▸ **TASK DESCRIPTION**
Below is a listing; write it out exactly and drop any images from it.

▸ **DATA LINES**

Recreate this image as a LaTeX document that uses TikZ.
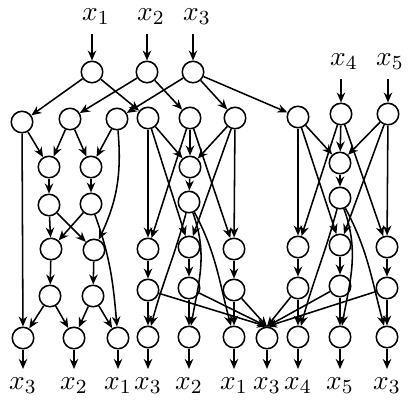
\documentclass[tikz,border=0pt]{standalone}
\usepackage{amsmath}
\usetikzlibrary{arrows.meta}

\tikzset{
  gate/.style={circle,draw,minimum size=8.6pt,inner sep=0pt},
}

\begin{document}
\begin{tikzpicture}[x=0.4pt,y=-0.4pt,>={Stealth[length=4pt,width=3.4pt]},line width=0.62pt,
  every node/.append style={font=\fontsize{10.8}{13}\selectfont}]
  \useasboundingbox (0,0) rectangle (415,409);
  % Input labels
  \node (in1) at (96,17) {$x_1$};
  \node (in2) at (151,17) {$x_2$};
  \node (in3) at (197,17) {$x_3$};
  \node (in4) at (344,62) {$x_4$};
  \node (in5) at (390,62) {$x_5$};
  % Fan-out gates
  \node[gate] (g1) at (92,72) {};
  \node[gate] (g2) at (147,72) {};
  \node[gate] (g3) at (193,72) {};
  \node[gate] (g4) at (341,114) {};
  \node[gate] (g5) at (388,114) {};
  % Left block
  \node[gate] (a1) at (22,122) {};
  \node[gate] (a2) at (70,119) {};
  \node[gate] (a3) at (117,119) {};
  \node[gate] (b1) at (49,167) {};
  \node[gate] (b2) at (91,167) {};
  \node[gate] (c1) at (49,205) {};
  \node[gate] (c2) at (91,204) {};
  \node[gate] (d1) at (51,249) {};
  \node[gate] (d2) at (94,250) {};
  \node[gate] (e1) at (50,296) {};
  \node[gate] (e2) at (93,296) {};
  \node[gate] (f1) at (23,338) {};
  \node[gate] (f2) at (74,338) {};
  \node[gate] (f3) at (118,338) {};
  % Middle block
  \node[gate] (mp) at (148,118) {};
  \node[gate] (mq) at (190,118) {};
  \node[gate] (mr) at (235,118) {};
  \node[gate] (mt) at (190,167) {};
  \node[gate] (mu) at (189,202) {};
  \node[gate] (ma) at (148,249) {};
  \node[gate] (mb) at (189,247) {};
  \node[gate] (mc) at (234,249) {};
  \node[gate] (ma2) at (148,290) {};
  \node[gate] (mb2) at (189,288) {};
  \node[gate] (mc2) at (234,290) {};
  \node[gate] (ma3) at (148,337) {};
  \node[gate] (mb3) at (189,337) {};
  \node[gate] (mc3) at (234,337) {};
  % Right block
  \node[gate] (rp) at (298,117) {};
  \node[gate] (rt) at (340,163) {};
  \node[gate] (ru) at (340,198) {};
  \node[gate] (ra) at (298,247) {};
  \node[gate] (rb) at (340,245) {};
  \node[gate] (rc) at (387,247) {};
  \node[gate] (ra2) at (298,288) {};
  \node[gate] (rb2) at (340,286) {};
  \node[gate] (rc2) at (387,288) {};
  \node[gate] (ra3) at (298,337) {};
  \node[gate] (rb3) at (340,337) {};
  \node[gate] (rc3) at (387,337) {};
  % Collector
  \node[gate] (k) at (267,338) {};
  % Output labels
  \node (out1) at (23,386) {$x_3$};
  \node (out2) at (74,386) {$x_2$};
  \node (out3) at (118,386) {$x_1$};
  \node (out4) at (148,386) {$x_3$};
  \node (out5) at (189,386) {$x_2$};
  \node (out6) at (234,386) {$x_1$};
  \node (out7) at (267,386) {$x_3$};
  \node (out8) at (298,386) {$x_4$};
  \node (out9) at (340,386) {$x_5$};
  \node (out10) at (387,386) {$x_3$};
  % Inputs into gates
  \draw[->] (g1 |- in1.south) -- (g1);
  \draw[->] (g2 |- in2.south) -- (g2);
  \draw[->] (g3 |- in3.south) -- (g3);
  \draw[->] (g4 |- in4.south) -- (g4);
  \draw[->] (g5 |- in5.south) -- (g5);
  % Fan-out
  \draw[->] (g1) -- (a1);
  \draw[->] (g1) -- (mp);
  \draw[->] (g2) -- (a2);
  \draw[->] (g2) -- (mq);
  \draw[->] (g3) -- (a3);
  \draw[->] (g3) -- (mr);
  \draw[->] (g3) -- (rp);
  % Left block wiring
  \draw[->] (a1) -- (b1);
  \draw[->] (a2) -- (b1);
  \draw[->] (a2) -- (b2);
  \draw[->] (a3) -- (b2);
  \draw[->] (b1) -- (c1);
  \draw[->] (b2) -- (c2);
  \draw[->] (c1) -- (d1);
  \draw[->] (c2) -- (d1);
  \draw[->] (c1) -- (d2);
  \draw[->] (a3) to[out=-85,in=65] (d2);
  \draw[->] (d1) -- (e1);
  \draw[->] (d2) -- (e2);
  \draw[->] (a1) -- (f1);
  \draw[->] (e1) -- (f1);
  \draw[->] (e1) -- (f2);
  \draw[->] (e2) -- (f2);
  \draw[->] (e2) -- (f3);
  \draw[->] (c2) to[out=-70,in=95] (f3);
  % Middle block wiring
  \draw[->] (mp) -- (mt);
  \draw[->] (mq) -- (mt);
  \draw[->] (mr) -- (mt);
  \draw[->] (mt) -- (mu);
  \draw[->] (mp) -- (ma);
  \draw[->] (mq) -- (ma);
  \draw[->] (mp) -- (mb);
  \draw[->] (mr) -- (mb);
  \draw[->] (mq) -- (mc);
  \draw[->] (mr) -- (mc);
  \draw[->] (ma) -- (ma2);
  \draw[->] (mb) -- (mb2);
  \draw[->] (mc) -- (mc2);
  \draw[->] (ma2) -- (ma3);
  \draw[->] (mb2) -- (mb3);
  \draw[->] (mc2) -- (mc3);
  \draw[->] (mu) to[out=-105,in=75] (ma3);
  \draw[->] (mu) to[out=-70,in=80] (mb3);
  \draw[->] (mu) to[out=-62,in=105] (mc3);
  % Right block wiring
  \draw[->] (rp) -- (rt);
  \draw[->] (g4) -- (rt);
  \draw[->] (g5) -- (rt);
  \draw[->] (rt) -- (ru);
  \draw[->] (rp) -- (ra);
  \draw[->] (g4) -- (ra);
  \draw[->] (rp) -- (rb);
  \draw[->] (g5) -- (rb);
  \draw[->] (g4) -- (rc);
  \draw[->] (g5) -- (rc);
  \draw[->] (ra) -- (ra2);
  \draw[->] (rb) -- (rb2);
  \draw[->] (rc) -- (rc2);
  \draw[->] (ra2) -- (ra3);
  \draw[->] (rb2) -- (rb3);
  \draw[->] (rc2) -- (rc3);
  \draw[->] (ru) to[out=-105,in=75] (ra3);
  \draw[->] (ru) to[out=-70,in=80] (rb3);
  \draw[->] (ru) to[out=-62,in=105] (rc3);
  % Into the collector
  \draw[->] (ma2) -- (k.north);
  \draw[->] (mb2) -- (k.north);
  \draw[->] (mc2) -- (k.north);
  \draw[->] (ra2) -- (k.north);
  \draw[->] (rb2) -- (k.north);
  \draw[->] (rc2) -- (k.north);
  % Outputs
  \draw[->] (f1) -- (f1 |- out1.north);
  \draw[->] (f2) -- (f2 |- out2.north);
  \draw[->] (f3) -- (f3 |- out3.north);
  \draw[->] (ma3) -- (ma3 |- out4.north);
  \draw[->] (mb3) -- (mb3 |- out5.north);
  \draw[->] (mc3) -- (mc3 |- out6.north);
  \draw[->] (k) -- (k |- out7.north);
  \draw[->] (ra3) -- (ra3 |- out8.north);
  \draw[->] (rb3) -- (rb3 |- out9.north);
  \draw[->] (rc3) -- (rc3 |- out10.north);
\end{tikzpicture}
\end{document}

▸ **PROBLEM SOLUTION**
Recreate this image as a LaTeX document that uses TikZ.
\documentclass[tikz,border=0pt]{standalone}
\usepackage{amsmath}
\usetikzlibrary{arrows.meta}

\tikzset{
  gate/.style={circle,draw,minimum size=8.6pt,inner sep=0pt},
}

\begin{document}
\begin{tikzpicture}[x=0.4pt,y=-0.4pt,>={Stealth[length=4pt,width=3.4pt]},line width=0.62pt,
  every node/.append style={font=\fontsize{10.8}{13}\selectfont}]
  \useasboundingbox (0,0) rectangle (415,409);
  % Input labels
  \node (in1) at (96,17) {$x_1$};
  \node (in2) at (151,17) {$x_2$};
  \node (in3) at (197,17) {$x_3$};
  \node (in4) at (344,62) {$x_4$};
  \node (in5) at (390,62) {$x_5$};
  % Fan-out gates
  \node[gate] (g1) at (92,72) {};
  \node[gate] (g2) at (147,72) {};
  \node[gate] (g3) at (193,72) {};
  \node[gate] (g4) at (341,114) {};
  \node[gate] (g5) at (388,114) {};
  % Left block
  \node[gate] (a1) at (22,122) {};
  \node[gate] (a2) at (70,119) {};
  \node[gate] (a3) at (117,119) {};
  \node[gate] (b1) at (49,167) {};
  \node[gate] (b2) at (91,167) {};
  \node[gate] (c1) at (49,205) {};
  \node[gate] (c2) at (91,204) {};
  \node[gate] (d1) at (51,249) {};
  \node[gate] (d2) at (94,250) {};
  \node[gate] (e1) at (50,296) {};
  \node[gate] (e2) at (93,296) {};
  \node[gate] (f1) at (23,338) {};
  \node[gate] (f2) at (74,338) {};
  \node[gate] (f3) at (118,338) {};
  % Middle block
  \node[gate] (mp) at (148,118) {};
  \node[gate] (mq) at (190,118) {};
  \node[gate] (mr) at (235,118) {};
  \node[gate] (mt) at (190,167) {};
  \node[gate] (mu) at (189,202) {};
  \node[gate] (ma) at (148,249) {};
  \node[gate] (mb) at (189,247) {};
  \node[gate] (mc) at (234,249) {};
  \node[gate] (ma2) at (148,290) {};
  \node[gate] (mb2) at (189,288) {};
  \node[gate] (mc2) at (234,290) {};
  \node[gate] (ma3) at (148,337) {};
  \node[gate] (mb3) at (189,337) {};
  \node[gate] (mc3) at (234,337) {};
  % Right block
  \node[gate] (rp) at (298,117) {};
  \node[gate] (rt) at (340,163) {};
  \node[gate] (ru) at (340,198) {};
  \node[gate] (ra) at (298,247) {};
  \node[gate] (rb) at (340,245) {};
  \node[gate] (rc) at (387,247) {};
  \node[gate] (ra2) at (298,288) {};
  \node[gate] (rb2) at (340,286) {};
  \node[gate] (rc2) at (387,288) {};
  \node[gate] (ra3) at (298,337) {};
  \node[gate] (rb3) at (340,337) {};
  \node[gate] (rc3) at (387,337) {};
  % Collector
  \node[gate] (k) at (267,338) {};
  % Output labels
  \node (out1) at (23,386) {$x_3$};
  \node (out2) at (74,386) {$x_2$};
  \node (out3) at (118,386) {$x_1$};
  \node (out4) at (148,386) {$x_3$};
  \node (out5) at (189,386) {$x_2$};
  \node (out6) at (234,386) {$x_1$};
  \node (out7) at (267,386) {$x_3$};
  \node (out8) at (298,386) {$x_4$};
  \node (out9) at (340,386) {$x_5$};
  \node (out10) at (387,386) {$x_3$};
  % Inputs into gates
  \draw[->] (g1 |- in1.south) -- (g1);
  \draw[->] (g2 |- in2.south) -- (g2);
  \draw[->] (g3 |- in3.south) -- (g3);
  \draw[->] (g4 |- in4.south) -- (g4);
  \draw[->] (g5 |- in5.south) -- (g5);
  % Fan-out
  \draw[->] (g1) -- (a1);
  \draw[->] (g1) -- (mp);
  \draw[->] (g2) -- (a2);
  \draw[->] (g2) -- (mq);
  \draw[->] (g3) -- (a3);
  \draw[->] (g3) -- (mr);
  \draw[->] (g3) -- (rp);
  % Left block wiring
  \draw[->] (a1) -- (b1);
  \draw[->] (a2) -- (b1);
  \draw[->] (a2) -- (b2);
  \draw[->] (a3) -- (b2);
  \draw[->] (b1) -- (c1);
  \draw[->] (b2) -- (c2);
  \draw[->] (c1) -- (d1);
  \draw[->] (c2) -- (d1);
  \draw[->] (c1) -- (d2);
  \draw[->] (a3) to[out=-85,in=65] (d2);
  \draw[->] (d1) -- (e1);
  \draw[->] (d2) -- (e2);
  \draw[->] (a1) -- (f1);
  \draw[->] (e1) -- (f1);
  \draw[->] (e1) -- (f2);
  \draw[->] (e2) -- (f2);
  \draw[->] (e2) -- (f3);
  \draw[->] (c2) to[out=-70,in=95] (f3);
  % Middle block wiring
  \draw[->] (mp) -- (mt);
  \draw[->] (mq) -- (mt);
  \draw[->] (mr) -- (mt);
  \draw[->] (mt) -- (mu);
  \draw[->] (mp) -- (ma);
  \draw[->] (mq) -- (ma);
  \draw[->] (mp) -- (mb);
  \draw[->] (mr) -- (mb);
  \draw[->] (mq) -- (mc);
  \draw[->] (mr) -- (mc);
  \draw[->] (ma) -- (ma2);
  \draw[->] (mb) -- (mb2);
  \draw[->] (mc) -- (mc2);
  \draw[->] (ma2) -- (ma3);
  \draw[->] (mb2) -- (mb3);
  \draw[->] (mc2) -- (mc3);
  \draw[->] (mu) to[out=-105,in=75] (ma3);
  \draw[->] (mu) to[out=-70,in=80] (mb3);
  \draw[->] (mu) to[out=-62,in=105] (mc3);
  % Right block wiring
  \draw[->] (rp) -- (rt);
  \draw[->] (g4) -- (rt);
  \draw[->] (g5) -- (rt);
  \draw[->] (rt) -- (ru);
  \draw[->] (rp) -- (ra);
  \draw[->] (g4) -- (ra);
  \draw[->] (rp) -- (rb);
  \draw[->] (g5) -- (rb);
  \draw[->] (g4) -- (rc);
  \draw[->] (g5) -- (rc);
  \draw[->] (ra) -- (ra2);
  \draw[->] (rb) -- (rb2);
  \draw[->] (rc) -- (rc2);
  \draw[->] (ra2) -- (ra3);
  \draw[->] (rb2) -- (rb3);
  \draw[->] (rc2) -- (rc3);
  \draw[->] (ru) to[out=-105,in=75] (ra3);
  \draw[->] (ru) to[out=-70,in=80] (rb3);
  \draw[->] (ru) to[out=-62,in=105] (rc3);
  % Into the collector
  \draw[->] (ma2) -- (k.north);
  \draw[->] (mb2) -- (k.north);
  \draw[->] (mc2) -- (k.north);
  \draw[->] (ra2) -- (k.north);
  \draw[->] (rb2) -- (k.north);
  \draw[->] (rc2) -- (k.north);
  % Outputs
  \draw[->] (f1) -- (f1 |- out1.north);
  \draw[->] (f2) -- (f2 |- out2.north);
  \draw[->] (f3) -- (f3 |- out3.north);
  \draw[->] (ma3) -- (ma3 |- out4.north);
  \draw[->] (mb3) -- (mb3 |- out5.north);
  \draw[->] (mc3) -- (mc3 |- out6.north);
  \draw[->] (k) -- (k |- out7.north);
  \draw[->] (ra3) -- (ra3 |- out8.north);
  \draw[->] (rb3) -- (rb3 |- out9.north);
  \draw[->] (rc3) -- (rc3 |- out10.north);
\end{tikzpicture}
\end{document}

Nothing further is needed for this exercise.